Cooking and eating, the healthy way
Taisha Rodriguez learned aplenty at the five-week ‘Cooking Matters’ program at Springfield Housing Authority’s Sullivan Apartments.
There were the tips on shopping wisely, including noting information on salt, sugar, artificial coloring and of course, portion size and calories. And there were the healthy recipes that were tried out and tasted during the weekly sessions.
What made the time spent so rewarding was the bonding, and sharing of food experience among the dozen women who faithfully attended with instructor Jesse Mushenko from Cooking Matters Massachusetts.
“I loved this program,” said Rodriguez, a mother of four who is always looking for ways to entice her children to eat foods that will keep them growing, and healthy.
“I wish it lasted longer. There was so much to it, and it was so much fun just cooking and talking together about how we shop and eat. I didn’t miss a single class,” she added.
Cooking Matters helps families to shop for and cook healthy meals on a budget, as part of Share Our Strength’s No Kid Hungry campaign.
The weekly classes at Sullivan were courtesy Talk/Read/Succeed!, the family-centric early literacy program that is in its seventh year, involving several local agencies, including SHA, the Regional Employment Board of Hampden County, the Springfield School Department, the Springfield Teachers Association, and Behavioral Health Network.
T/R/S! involves families at two SHA developments, Sullivan and Robinson Gardens, and their feeder elementary schools, Boland and Dorman. Children get literacy programs including summer learning and trips to area museums. Parents get things like education, job training, and other events to enrich the home life, such as Cooking Matters.

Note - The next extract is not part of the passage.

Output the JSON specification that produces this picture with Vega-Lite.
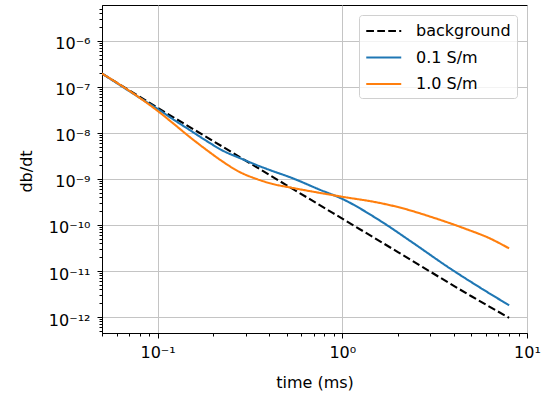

T/R/S! Outreach Coordinator Zenaida Burgos said the program was even more successful than she expected, with the Community Room at Sullivan lively with the sounds of cooking, discussions and healthy eating every Wednesday afternoon for the duration of the program.
Her goal was to share with participating residents not just the importance of eating in a healthy manner, but how to do so. Cooking Matters covered shopping, food label analysis, and preparing and cooking good meals that children and adults love.
Among the items shared in the classes were fruit granola with yogurt, veggie wraps, black bean quesadillas and frittatas. To quench the thirst, the class made jars of water infused with fruits, vegetables and herbs.
“It gave them a different perspective of learning how to use different herbs, and different kinds of vegetables that they might not be accustomed to cooking with,” Burgos said.
“Also, it allowed them to form new friendships by working together with different residents here at the housing authority,” she noted.
Burgos said they shared shopping and cooking tips with one another, and asked many questions of Mushenko and his volunteer, Adam Rodriguez. At the end of each session, participants were able to each take home a bag filled with ingredients needed to make the recipes from that day.
“They were able to cook the same food at home and enjoy it with their families,” Burgos said.
Participants like Misty Gilley said the classes were time well spent.
“I like cooking anyway, so this was great for me,” she said. “I got quite a few new recipes, and we learned a lot about nutrition.”
Participants learned things like how much sugar is in a variety of carbonated and non-carbonated drinks, and how to read labels in the grocery store with an eye towards keeping sugar, salt and chemical additives to a minimum.
Mushenko said the class as Sullivan drew a crowd of great people, and he was happy to get to know them.
“This group is fantastic,” he said. “The best part of doing classes like this is meeting people where they’re at, budget-wise and taste-wise, and working with that. It was especially fun to work with them right here where they live, Mushenko said.
On the last day of the class, participants went home with certificates and cookbooks fill of tasty, healthy and inexpensive recipes.